What is being asked:
Give a verbatim copy of the lines below, minus the pictures.

Dataset content:
==*==

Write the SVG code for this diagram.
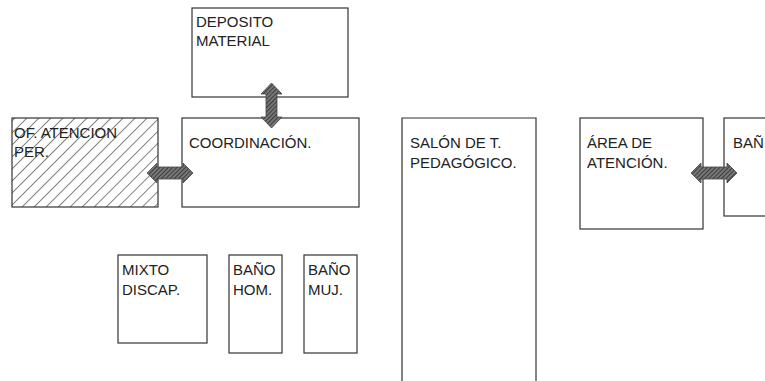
<svg xmlns="http://www.w3.org/2000/svg" width="765" height="381" viewBox="0 0 765 381">
<style>
.box{fill:#fff;stroke:#333;stroke-width:1.2}
.lbl{font-family:"Liberation Sans",Arial,sans-serif;font-size:15px;fill:#222}
.arr{fill:url(#hatchDark);stroke:#444;stroke-width:0.8}
</style>
<defs>
<pattern id="hatch" patternUnits="userSpaceOnUse" width="8.5" height="8.5" patternTransform="rotate(45)">
<rect width="8.5" height="8.5" fill="#fff"/>
<line x1="0" y1="0" x2="0" y2="8.5" stroke="#222" stroke-width="1.1"/>
</pattern>
<pattern id="hatchDark" patternUnits="userSpaceOnUse" width="3" height="3" patternTransform="rotate(45)">
<rect width="3" height="3" fill="#777"/>
<line x1="0" y1="0" x2="0" y2="3" stroke="#222" stroke-width="1.4"/>
</pattern>
</defs>
<rect width="765" height="381" fill="#fff"/>
<g id="deposito">
<rect class="box" x="192" y="8" width="156" height="89"/>
<text class="lbl" x="196" y="27">DEPOSITO</text>
<text class="lbl" x="196" y="46">MATERIAL</text>
</g>
<g id="of-atencion">
<rect x="12" y="118" width="146" height="89" fill="url(#hatch)" stroke="#333" stroke-width="1.2"/>
<text class="lbl" x="14" y="138">OF. ATENCION</text>
<text class="lbl" x="14" y="157">PER.</text>
</g>
<g id="coordinacion">
<rect class="box" x="182" y="118" width="177" height="89"/>
<text class="lbl" x="189" y="148">COORDINACIÓN.</text>
</g>
<g id="salon">
<path d="M402 382 V118 H536 V382" fill="#fff" stroke="#333" stroke-width="1.2"/>
<text class="lbl" x="410" y="148">SALÓN DE T.</text>
<text class="lbl" x="410" y="168">PEDAGÓGICO.</text>
</g>
<g id="area-atencion">
<rect class="box" x="580" y="118" width="123" height="111"/>
<text class="lbl" x="587" y="148">ÁREA DE</text>
<text class="lbl" x="587" y="168">ATENCIÓN.</text>
</g>
<g id="bano-right">
<rect class="box" x="724" y="118" width="50" height="98"/>
<text class="lbl" x="733" y="148">BAÑ</text>
</g>
<g id="mixto">
<rect class="box" x="118" y="255" width="89" height="88"/>
<text class="lbl" x="122" y="275">MIXTO</text>
<text class="lbl" x="122" y="295">DISCAP.</text>
</g>
<g id="bano-hom">
<rect class="box" x="229" y="255" width="53" height="98"/>
<text class="lbl" x="233" y="275">BAÑO</text>
<text class="lbl" x="233" y="295">HOM.</text>
</g>
<g id="bano-muj">
<rect class="box" x="304" y="255" width="53" height="98"/>
<text class="lbl" x="308" y="275">BAÑO</text>
<text class="lbl" x="308" y="295">MUJ.</text>
</g>
<g id="connectors">
<path class="arr" d="M271.5 83 L282 94 L277 94 L277 117 L282 117 L271.5 128 L261 117 L266 117 L266 94 L261 94 Z"/>
<path class="arr" d="M147 173 L157 163 L157 167 L183 167 L183 163 L193 173 L183 183 L183 179 L157 179 L157 183 Z"/>
<path class="arr" d="M691 173 L701 163 L701 167 L727 167 L727 163 L737 173 L727 183 L727 179 L701 179 L701 183 Z"/>
</g>
</svg>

==*==

Written reply:
Write the SVG code for this diagram.
<svg xmlns="http://www.w3.org/2000/svg" width="765" height="381" viewBox="0 0 765 381">
<style>
.box{fill:#fff;stroke:#333;stroke-width:1.2}
.lbl{font-family:"Liberation Sans",Arial,sans-serif;font-size:15px;fill:#222}
.arr{fill:url(#hatchDark);stroke:#444;stroke-width:0.8}
</style>
<defs>
<pattern id="hatch" patternUnits="userSpaceOnUse" width="8.5" height="8.5" patternTransform="rotate(45)">
<rect width="8.5" height="8.5" fill="#fff"/>
<line x1="0" y1="0" x2="0" y2="8.5" stroke="#222" stroke-width="1.1"/>
</pattern>
<pattern id="hatchDark" patternUnits="userSpaceOnUse" width="3" height="3" patternTransform="rotate(45)">
<rect width="3" height="3" fill="#777"/>
<line x1="0" y1="0" x2="0" y2="3" stroke="#222" stroke-width="1.4"/>
</pattern>
</defs>
<rect width="765" height="381" fill="#fff"/>
<g id="deposito">
<rect class="box" x="192" y="8" width="156" height="89"/>
<text class="lbl" x="196" y="27">DEPOSITO</text>
<text class="lbl" x="196" y="46">MATERIAL</text>
</g>
<g id="of-atencion">
<rect x="12" y="118" width="146" height="89" fill="url(#hatch)" stroke="#333" stroke-width="1.2"/>
<text class="lbl" x="14" y="138">OF. ATENCION</text>
<text class="lbl" x="14" y="157">PER.</text>
</g>
<g id="coordinacion">
<rect class="box" x="182" y="118" width="177" height="89"/>
<text class="lbl" x="189" y="148">COORDINACIÓN.</text>
</g>
<g id="salon">
<path d="M402 382 V118 H536 V382" fill="#fff" stroke="#333" stroke-width="1.2"/>
<text class="lbl" x="410" y="148">SALÓN DE T.</text>
<text class="lbl" x="410" y="168">PEDAGÓGICO.</text>
</g>
<g id="area-atencion">
<rect class="box" x="580" y="118" width="123" height="111"/>
<text class="lbl" x="587" y="148">ÁREA DE</text>
<text class="lbl" x="587" y="168">ATENCIÓN.</text>
</g>
<g id="bano-right">
<rect class="box" x="724" y="118" width="50" height="98"/>
<text class="lbl" x="733" y="148">BAÑ</text>
</g>
<g id="mixto">
<rect class="box" x="118" y="255" width="89" height="88"/>
<text class="lbl" x="122" y="275">MIXTO</text>
<text class="lbl" x="122" y="295">DISCAP.</text>
</g>
<g id="bano-hom">
<rect class="box" x="229" y="255" width="53" height="98"/>
<text class="lbl" x="233" y="275">BAÑO</text>
<text class="lbl" x="233" y="295">HOM.</text>
</g>
<g id="bano-muj">
<rect class="box" x="304" y="255" width="53" height="98"/>
<text class="lbl" x="308" y="275">BAÑO</text>
<text class="lbl" x="308" y="295">MUJ.</text>
</g>
<g id="connectors">
<path class="arr" d="M271.5 83 L282 94 L277 94 L277 117 L282 117 L271.5 128 L261 117 L266 117 L266 94 L261 94 Z"/>
<path class="arr" d="M147 173 L157 163 L157 167 L183 167 L183 163 L193 173 L183 183 L183 179 L157 179 L157 183 Z"/>
<path class="arr" d="M691 173 L701 163 L701 167 L727 167 L727 163 L737 173 L727 183 L727 179 L701 179 L701 183 Z"/>
</g>
</svg>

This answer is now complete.